FRANKFURT(MNI)- The Eurozone’s economy may be recovering more
slowly than previously expected while inflation may turn out to be less
benign than forecast, European Commission said in its Spring Forecast on
Friday.

The Commission’s forecasts sees the Eurozone’s economy contracting
by 0.3% in 2012 and returning to modest growth of 1.0% in 2013.
Inflation is expected to average at 2.2% this year and fall to 1.7% in
2013, the report showed.

“In the first three months of 2012, leading indicators were showing
signs of a bottoming-out, suggesting that the recession would be mild
and short-lived,” the report said. “More recently published indicators
have dampened expectations,” it noted, adding that indicators “have been
rather weak in the past months.”

This mirrors a recent warning by ECB President Mario Draghi, who
cautioned last week that “the most recent survey data show uncertainty
prevailing” and indicated further data is required to assess whether the
baseline scenario might have to be changed.
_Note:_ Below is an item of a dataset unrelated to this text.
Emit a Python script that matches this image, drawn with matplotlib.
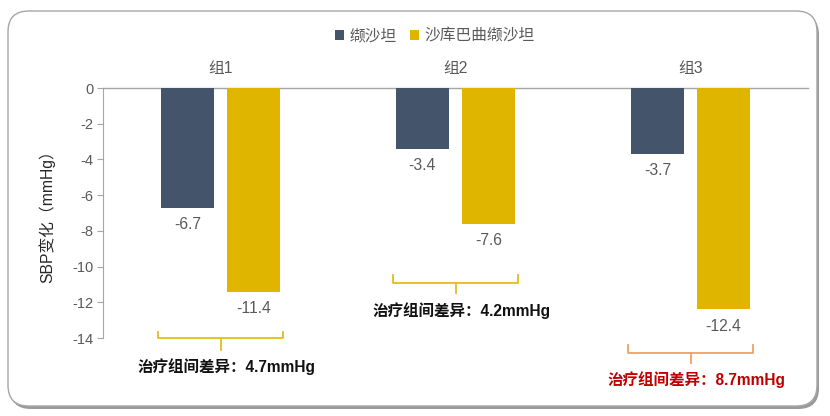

In particular, the Commission observed that industrial new orders
have been on a downward trend since autumn, limiting “expectations for a
near rebound in industrial production and so does not bode well for
overall economic growth in the near term.”
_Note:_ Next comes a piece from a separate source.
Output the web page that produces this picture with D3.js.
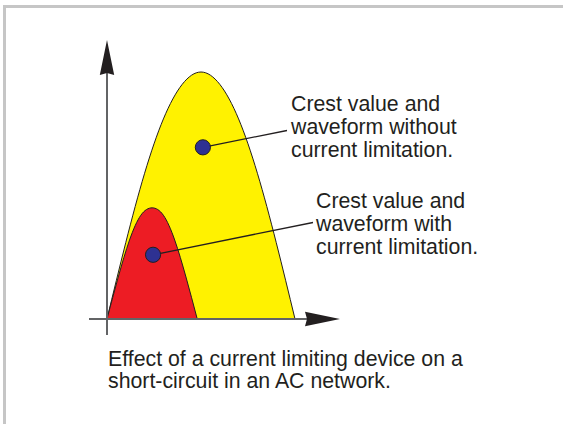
<!DOCTYPE html>
<html>
<head>
<meta charset="utf-8">
<script src="https://cdn.jsdelivr.net/npm/d3@7"></script>
<style>
  html, body { margin: 0; padding: 0; background: #fff; }
  svg { display: block; }
  .lbl { font-family: "Liberation Sans", Arial, sans-serif; font-size: 21.3px; fill: #231f20; }
</style>
</head>
<body>
<svg width="563" height="424"></svg>
<script>
// time in ms over one half-cycle, current in % of prospective crest
var prospT = [0, 1, 2, 3, 4, 5, 6, 7, 8, 9, 10],
    prospI = [0, 31, 59, 81, 95, 100, 95, 81, 59, 31, 0];

var limitT = [0, 0.6, 1.2, 1.8, 2.4, 3.0, 3.6, 4.2, 4.8],
    limitI = [0, 17, 32, 42, 45, 42, 32, 17, 0];

// crest markers [t, i]
var crests = [[5.1, 69.5], [2.45, 26]];

var labels = [
  ["Crest value and", "waveform without", "current limitation."],
  ["Crest value and", "waveform with", "current limitation."]
];
var caption = ["Effect of a current limiting device on a", "short-circuit in an AC network."];

var svg = d3.select("svg");

var x = d3.scaleLinear().domain([0, 10]).range([107, 295]),
    y = d3.scaleLinear().domain([0, 100]).range([319, 72]);

// frame
svg.append("path")
  .attr("d", "M4.5,424 V6.5 H563")
  .attr("fill", "none")
  .attr("stroke", "#c6c6c6")
  .attr("stroke-width", 3);

var area = d3.area()
  .x(d => x(d[0]))
  .y0(y(0))
  .y1(d => y(d[1]))
  .curve(d3.curveNatural);

var line = d3.line()
  .x(d => x(d[0]))
  .y(d => y(d[1]))
  .curve(d3.curveNatural);

var prosp = d3.zip(prospT, prospI),
    limit = d3.zip(limitT, limitI);

svg.append("path").attr("d", area(prosp)).attr("fill", "#fff200");
svg.append("path").attr("d", line(prosp)).attr("fill", "none").attr("stroke", "#231f20").attr("stroke-width", 1);
svg.append("path").attr("d", area(limit)).attr("fill", "#ed1c24");
svg.append("path").attr("d", line(limit)).attr("fill", "none").attr("stroke", "#231f20").attr("stroke-width", 1);

// axes
var x0 = x(0), y0 = y(0);
svg.append("line")
  .attr("x1", x0).attr("y1", y0 + 16)
  .attr("x2", x0).attr("y2", 70)
  .attr("stroke", "#636466").attr("stroke-width", 2);
svg.append("line")
  .attr("x1", x0 - 18).attr("y1", y0)
  .attr("x2", 310).attr("y2", y0)
  .attr("stroke", "#636466").attr("stroke-width", 2);

svg.append("path")
  .attr("d", "M" + x0 + ",40 L" + (x0 + 7.2) + ",75 L" + x0 + ",73 L" + (x0 - 7.2) + ",75 Z")
  .attr("fill", "#231f20");
svg.append("path")
  .attr("d", "M340," + y0 + " L305," + (y0 - 7.2) + " L307," + y0 + " L305," + (y0 + 7.2) + " Z")
  .attr("fill", "#231f20");

// leader lines
var ends = [[287, 130.5], [313, 222.5]];
svg.selectAll(".leader")
  .data(crests)
  .enter().append("line")
  .attr("class", "leader")
  .attr("x1", d => x(d[0])).attr("y1", d => y(d[1]))
  .attr("x2", (d, i) => ends[i][0]).attr("y2", (d, i) => ends[i][1])
  .attr("stroke", "#231f20").attr("stroke-width", 1.3);

svg.selectAll(".crest")
  .data(crests)
  .enter().append("circle")
  .attr("class", "crest")
  .attr("cx", d => x(d[0])).attr("cy", d => y(d[1]))
  .attr("r", 7.6)
  .attr("fill", "#2e3192")
  .attr("stroke", "#231f20").attr("stroke-width", 1);

// labels
var pos = [[291, 111], [316, 207.5]];
labels.forEach(function(lines, k) {
  svg.append("text")
    .attr("class", "lbl")
    .selectAll("tspan")
    .data(lines)
    .enter().append("tspan")
    .attr("x", pos[k][0])
    .attr("y", (d, i) => pos[k][1] + i * 23)
    .text(d => d);
});

svg.append("text")
  .attr("class", "lbl")
  .selectAll("tspan")
  .data(caption)
  .enter().append("tspan")
  .attr("x", 108)
  .attr("y", (d, i) => 366 + i * 22)
  .text(d => d);
</script>
</body>
</html>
Given high uncertainty, consumers and investors will likely
postpone spending decisions, the report said. “In addition, the weak
labour market conditions and unfavourable developments in real incomes
do not bode well for an expansion.” The Commission forecast Eurozone
unemployment at 11% through 2013.

Nevertheless, the Commission continues to expect a recovery in the
second half of 2012 as “important policy decisions in the euro area that
have already helped to avoid a sharp decline in economic activity in the
past months, should help to further restore consumer and investor
confidence.”

“The assumed gradual return of confidence can be expected to exert
an increasingly positive impact on private domestic demand. Credible
fiscal consolidation measures and structural reforms should support this
development. And the moderation in commodity prices, lowering
inflationary pressures is forecast to impact positively on real
incomes,” the report said.

The Commission expressed confidence that the upcoming recovery will
be more sustainable than the previous rebound in 2009 as planned
structural reforms allow for a more sustainable recovery than three
years ago.” As a result it expects the economy to gain further traction
in 2013 and “to grow nearly as strongly as in 2010, the year with the
highest growth rate since 2007.”

With regard to prices, the Commission’s baseline scenario sees
inflation pressures receding and headline inflation falling below the
European Central Bank’s price stability target of close to but below 2%
in 2013. However, the report cautioned that this forecast may be
optimistic.

Inflation is expected to decline “owing to the fall in energy
inflation, reflecting base effects related to oil price hikes in early
2011,” the report said. In addition, weak activity is likely to
constrain wage increases and lower the prices-setting power of
producers, while the weakness of private consumption will limit the
price-setting power of retailers, the report continued.

However, the Commission cautioned that the HICP forecast for 2013
is based on a no-policy-change assumption. “This could imply that the
forecast ignores increases in indirect taxes and administered prices,
which might exert temporary effects on headline HICP inflation, and
which could then result in higher rates than currently forecast for
2013,” the report said.

On the fiscal front, the Commission forecast is largely unchanged
compared with the 2011 autumn forecast.

“Against a backdrop of a temporary weakening in 2012 and a
prospective gradual economic recovery in 2013, as well as planned and
adopted fiscal consolidation measures across Member States, the
declining trend in budget deficits is expected to continue over the
forecast horizon,” the Commission said.